This book does not include Vietnamese diacritical marks, which are an integral part of the Vietnamese alphabet. Some diacritics indicate tones and some indicate particular vowel or consonant sounds. Jesuit missionaries invented the Vietnamese alphabet in the seventeenth century, largely in reference to Portu- guese phonology. Consequently, readers who do not know Vietnamese but are familiar with European languages will not go far wrong in sounding out most pronunciations in Vietnamese. However, readers may be interested to know how to pronounce certain common names in Vietnamese history that have unexpected sounds. For example, Ly is pronounced “lee”; Le is pronounced “lay”; Tran rhymes with “bun”; Mac is pronounced “mock”; Hue is pro- nounced “way.”
One consonant sound that may pose particular challenges to non-Vietnamese readers is the initial “ng” sound in Ngo and Nguyen, which is a nasalized “guh” made in the back of the throat, somewhat similar to the “ng” sound in “bingo” (which rhymes with Ngo). For Nguyen, this sound is combined with “we” and “in” to produce “ng-we-in,” spoken as one syllable. When “ng” is combined with an “h” as in the name of the tenth-century ruler Duong Dinh Nghe, a “y” sound is added to the consonant cluster, producing a sound something like “Ngyay.”

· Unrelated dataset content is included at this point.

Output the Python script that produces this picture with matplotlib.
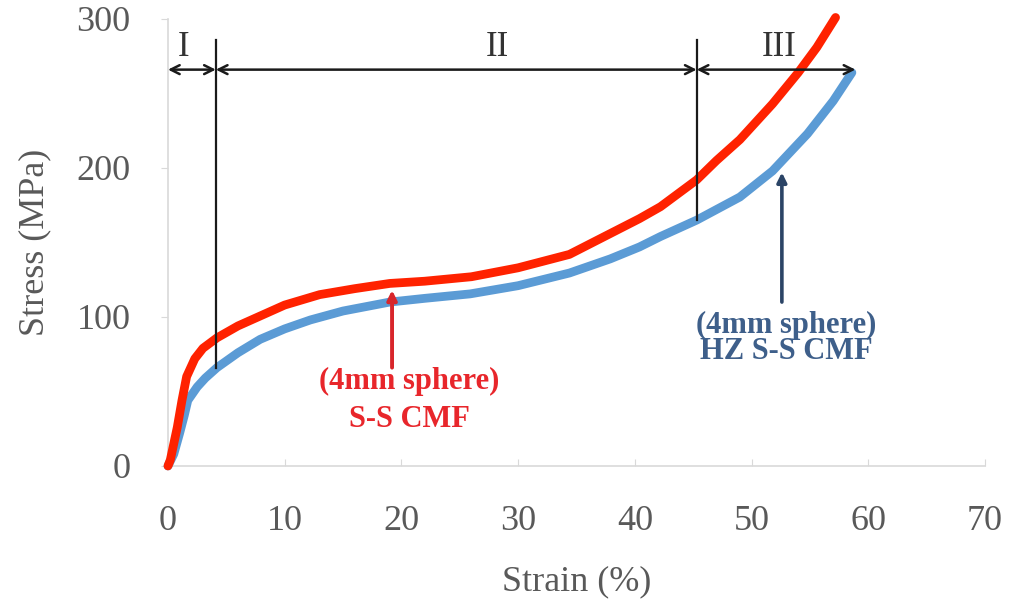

Without diacritics, the distinction between two consonants formed from the letter “d” is lost. The “hard d,” indicated by a horizontal dash through the vertical line in either the upper (D) or lower (d) case letters, is pronounced as if in a European language. The “soft d” is indicated by the absence of that horizontal dash; northern Vietnamese pronounce it like a “z” and southern Vietnamese pronounce it like a “y.” For example, Duong Dinh Nghe contains both a soft and a hard “D” and is pronounced “Zoong Dinh Ngyay” by northerners and “Yoong Dinh Ngyay” by southerners. Another example is the name of the president of the first Republic of Vietnam (Ngo Dinh Diem, 1955–1963), which also contains both kinds of “d,” being pronounced “Ngo Dinh Ziem” by northerners and “Ngo Dinh Yiem” by southerners. On the other hand, the name of the tenth-century king Dinh Bo Linh is pronounced about the way it looks in English by both northerners and southerners.
One orthographic convention that I observe is that I spell Hanoi, Saigon, Cholon, Dalat, and Vietnam rather than Ha Noi, Sai Gon, Cho Lon, Da Lat, and Viet Nam, which is how these are rendered in the Vietnamese language. My reason for doing so, while leaving other Vietnamese place names in their Viet- namese forms, is that these names have been absorbed into common English usage without the space between syllables and without the capitalization of the second syllable.